• **TASK PROMPT**
Search the data for the string "that" and extract every line where it appears.

• **LISTED ENTRIES**
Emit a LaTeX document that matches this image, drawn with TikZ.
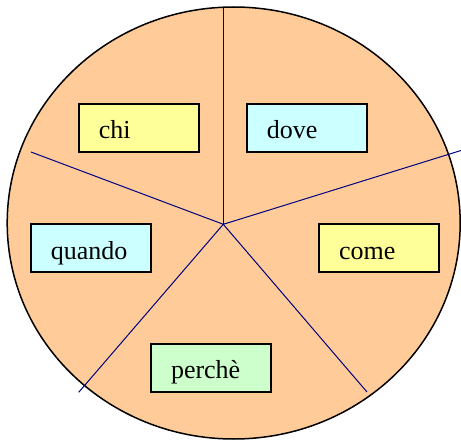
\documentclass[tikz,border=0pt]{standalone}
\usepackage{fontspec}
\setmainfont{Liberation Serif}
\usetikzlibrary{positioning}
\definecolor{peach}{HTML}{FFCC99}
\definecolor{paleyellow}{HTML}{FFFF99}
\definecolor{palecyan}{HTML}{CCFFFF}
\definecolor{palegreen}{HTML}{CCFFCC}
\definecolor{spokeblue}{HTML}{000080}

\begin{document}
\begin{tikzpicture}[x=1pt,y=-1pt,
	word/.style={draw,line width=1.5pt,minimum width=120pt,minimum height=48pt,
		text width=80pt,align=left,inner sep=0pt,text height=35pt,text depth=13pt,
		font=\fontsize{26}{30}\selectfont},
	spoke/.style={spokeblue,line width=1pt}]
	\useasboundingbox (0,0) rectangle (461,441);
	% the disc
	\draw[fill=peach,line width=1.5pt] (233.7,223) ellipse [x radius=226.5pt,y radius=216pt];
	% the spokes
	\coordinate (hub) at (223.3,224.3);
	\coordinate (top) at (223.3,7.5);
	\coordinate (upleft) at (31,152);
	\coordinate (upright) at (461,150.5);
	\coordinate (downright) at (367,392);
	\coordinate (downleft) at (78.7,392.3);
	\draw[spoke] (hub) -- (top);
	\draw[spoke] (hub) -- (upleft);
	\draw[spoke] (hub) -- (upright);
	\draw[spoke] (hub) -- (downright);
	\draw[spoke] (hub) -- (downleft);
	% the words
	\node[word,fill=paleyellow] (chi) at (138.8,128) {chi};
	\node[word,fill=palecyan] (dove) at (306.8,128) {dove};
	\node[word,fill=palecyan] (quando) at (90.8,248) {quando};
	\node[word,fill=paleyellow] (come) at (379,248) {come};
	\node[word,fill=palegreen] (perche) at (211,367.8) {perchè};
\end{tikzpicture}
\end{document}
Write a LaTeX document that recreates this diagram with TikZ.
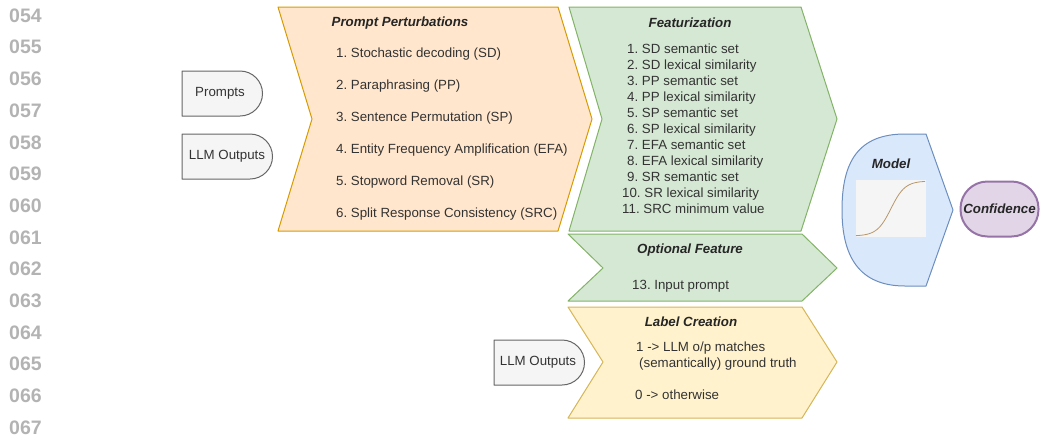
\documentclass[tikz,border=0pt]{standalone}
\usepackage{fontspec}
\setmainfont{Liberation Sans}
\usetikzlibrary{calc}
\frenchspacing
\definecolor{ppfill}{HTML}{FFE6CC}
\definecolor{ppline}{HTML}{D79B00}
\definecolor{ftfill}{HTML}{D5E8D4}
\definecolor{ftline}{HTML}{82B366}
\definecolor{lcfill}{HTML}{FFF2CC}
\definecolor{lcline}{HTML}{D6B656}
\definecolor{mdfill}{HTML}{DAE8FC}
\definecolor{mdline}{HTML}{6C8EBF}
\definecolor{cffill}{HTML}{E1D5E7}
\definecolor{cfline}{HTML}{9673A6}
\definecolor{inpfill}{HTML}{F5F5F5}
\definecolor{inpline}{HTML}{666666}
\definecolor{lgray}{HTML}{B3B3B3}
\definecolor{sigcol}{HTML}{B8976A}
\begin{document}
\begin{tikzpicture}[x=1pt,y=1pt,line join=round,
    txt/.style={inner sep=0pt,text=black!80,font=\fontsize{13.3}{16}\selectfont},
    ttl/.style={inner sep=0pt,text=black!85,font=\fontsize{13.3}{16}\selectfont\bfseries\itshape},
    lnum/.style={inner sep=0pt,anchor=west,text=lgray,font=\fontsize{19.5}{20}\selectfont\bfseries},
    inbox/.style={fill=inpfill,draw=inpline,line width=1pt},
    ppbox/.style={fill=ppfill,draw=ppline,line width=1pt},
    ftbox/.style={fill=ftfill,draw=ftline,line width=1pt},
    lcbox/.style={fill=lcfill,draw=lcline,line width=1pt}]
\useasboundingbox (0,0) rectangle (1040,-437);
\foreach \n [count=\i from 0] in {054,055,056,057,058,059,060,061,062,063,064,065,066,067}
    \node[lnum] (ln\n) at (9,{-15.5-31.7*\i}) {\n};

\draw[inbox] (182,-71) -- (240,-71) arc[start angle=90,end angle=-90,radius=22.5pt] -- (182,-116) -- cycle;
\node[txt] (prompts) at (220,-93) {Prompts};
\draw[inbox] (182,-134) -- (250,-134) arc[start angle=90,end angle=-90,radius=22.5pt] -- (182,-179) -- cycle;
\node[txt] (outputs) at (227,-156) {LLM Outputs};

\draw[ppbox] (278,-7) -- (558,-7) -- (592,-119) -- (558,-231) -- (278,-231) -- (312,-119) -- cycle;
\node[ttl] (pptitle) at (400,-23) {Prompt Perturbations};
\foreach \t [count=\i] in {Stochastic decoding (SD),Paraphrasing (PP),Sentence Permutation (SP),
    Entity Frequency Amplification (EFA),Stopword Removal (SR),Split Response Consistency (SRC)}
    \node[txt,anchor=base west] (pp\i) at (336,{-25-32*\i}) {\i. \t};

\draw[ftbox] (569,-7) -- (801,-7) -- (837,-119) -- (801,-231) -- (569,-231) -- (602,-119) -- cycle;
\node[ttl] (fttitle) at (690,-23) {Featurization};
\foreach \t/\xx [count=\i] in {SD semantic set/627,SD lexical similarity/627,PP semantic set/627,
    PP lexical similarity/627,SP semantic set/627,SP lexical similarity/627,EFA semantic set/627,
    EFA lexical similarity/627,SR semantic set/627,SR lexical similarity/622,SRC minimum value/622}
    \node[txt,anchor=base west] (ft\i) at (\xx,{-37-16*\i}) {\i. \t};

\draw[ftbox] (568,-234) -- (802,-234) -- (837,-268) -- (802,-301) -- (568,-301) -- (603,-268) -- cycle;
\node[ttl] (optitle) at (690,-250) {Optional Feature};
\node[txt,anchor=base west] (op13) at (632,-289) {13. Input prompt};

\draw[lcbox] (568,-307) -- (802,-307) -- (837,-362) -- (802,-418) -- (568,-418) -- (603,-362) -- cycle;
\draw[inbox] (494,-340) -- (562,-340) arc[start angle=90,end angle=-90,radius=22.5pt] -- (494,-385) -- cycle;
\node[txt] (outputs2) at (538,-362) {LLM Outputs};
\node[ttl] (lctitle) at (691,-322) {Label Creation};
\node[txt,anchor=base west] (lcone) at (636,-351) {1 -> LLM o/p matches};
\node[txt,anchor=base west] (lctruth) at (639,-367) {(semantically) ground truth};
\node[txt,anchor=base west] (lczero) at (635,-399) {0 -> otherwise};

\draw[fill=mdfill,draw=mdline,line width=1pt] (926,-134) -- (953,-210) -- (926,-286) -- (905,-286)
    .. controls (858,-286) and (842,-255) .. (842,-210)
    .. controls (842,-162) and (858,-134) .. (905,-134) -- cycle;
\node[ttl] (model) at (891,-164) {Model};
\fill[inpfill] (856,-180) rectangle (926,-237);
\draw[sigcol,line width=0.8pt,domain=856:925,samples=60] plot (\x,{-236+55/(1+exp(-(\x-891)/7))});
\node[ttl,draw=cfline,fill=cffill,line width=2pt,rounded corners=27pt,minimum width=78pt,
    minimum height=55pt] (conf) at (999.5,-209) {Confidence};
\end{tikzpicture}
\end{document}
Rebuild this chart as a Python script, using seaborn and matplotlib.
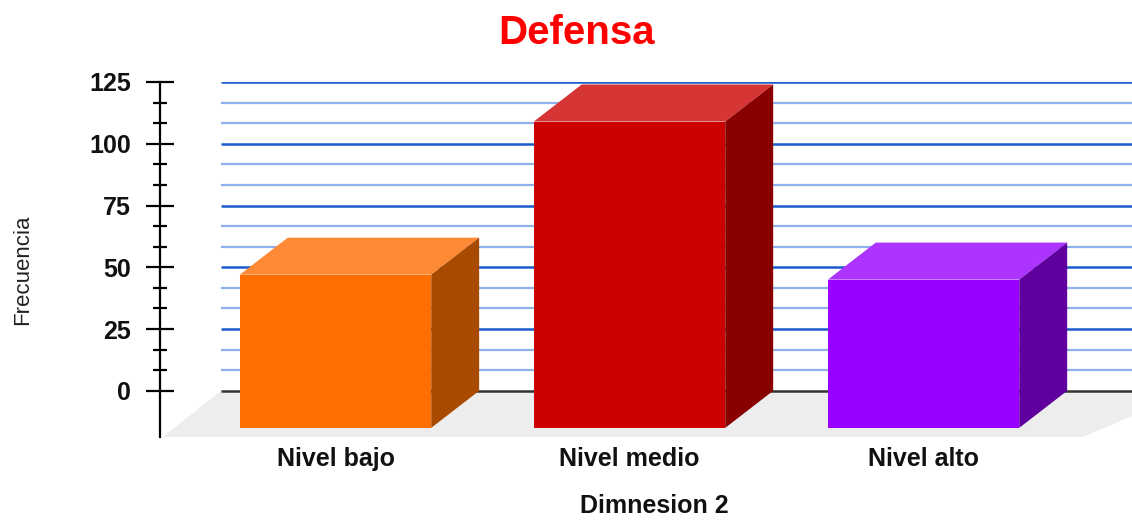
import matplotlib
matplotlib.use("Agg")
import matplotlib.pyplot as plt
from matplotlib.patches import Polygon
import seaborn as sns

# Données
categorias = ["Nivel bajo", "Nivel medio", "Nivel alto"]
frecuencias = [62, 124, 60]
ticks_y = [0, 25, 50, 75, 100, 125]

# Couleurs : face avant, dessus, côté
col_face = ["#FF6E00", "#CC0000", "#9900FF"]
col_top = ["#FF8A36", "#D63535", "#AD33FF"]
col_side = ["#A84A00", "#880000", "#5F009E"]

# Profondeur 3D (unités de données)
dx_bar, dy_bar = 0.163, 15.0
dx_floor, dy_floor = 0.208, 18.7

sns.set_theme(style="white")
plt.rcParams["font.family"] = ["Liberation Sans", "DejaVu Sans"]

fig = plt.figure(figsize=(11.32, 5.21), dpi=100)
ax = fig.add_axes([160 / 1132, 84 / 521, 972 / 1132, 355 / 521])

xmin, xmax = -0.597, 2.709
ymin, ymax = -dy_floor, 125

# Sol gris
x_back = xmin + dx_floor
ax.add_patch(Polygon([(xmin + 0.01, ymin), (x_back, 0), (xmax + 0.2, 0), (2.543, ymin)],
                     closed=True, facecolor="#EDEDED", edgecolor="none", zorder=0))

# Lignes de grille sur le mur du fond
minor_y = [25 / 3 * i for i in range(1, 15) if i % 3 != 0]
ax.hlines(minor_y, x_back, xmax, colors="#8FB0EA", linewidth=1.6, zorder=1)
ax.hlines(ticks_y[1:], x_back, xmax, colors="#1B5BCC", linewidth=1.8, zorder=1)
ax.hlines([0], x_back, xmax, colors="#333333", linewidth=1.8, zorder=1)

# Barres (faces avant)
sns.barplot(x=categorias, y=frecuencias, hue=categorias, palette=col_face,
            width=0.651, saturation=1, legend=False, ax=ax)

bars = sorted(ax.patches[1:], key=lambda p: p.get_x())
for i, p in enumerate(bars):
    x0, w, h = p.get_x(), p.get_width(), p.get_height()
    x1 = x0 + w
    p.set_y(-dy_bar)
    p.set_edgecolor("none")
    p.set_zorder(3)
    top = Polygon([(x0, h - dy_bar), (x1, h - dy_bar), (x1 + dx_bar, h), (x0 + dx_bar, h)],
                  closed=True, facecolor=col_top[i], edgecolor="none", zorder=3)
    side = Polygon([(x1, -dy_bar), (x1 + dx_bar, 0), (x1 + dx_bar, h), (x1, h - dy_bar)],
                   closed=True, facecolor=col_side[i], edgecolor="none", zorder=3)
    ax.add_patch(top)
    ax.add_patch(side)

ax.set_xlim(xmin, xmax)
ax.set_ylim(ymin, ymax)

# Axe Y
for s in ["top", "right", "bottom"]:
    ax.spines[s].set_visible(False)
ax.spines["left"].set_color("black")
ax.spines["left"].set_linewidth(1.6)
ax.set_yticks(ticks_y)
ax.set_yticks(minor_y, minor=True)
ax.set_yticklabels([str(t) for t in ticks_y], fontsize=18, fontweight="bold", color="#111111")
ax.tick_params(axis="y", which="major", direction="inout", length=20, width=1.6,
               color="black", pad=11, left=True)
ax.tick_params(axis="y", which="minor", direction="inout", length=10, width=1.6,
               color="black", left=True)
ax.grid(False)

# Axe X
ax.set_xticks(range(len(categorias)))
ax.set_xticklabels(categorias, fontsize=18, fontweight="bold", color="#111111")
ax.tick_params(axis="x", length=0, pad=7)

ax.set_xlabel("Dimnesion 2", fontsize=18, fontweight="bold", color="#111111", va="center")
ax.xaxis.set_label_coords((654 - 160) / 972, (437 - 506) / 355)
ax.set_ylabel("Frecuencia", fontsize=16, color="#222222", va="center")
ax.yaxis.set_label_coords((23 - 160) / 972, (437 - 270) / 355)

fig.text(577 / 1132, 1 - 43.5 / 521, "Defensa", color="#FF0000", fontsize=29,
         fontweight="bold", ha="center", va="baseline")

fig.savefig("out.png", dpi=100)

• **FULL OUTPUT**
Emit a LaTeX document that matches this image, drawn with TikZ.
Write a LaTeX document that recreates this diagram with TikZ.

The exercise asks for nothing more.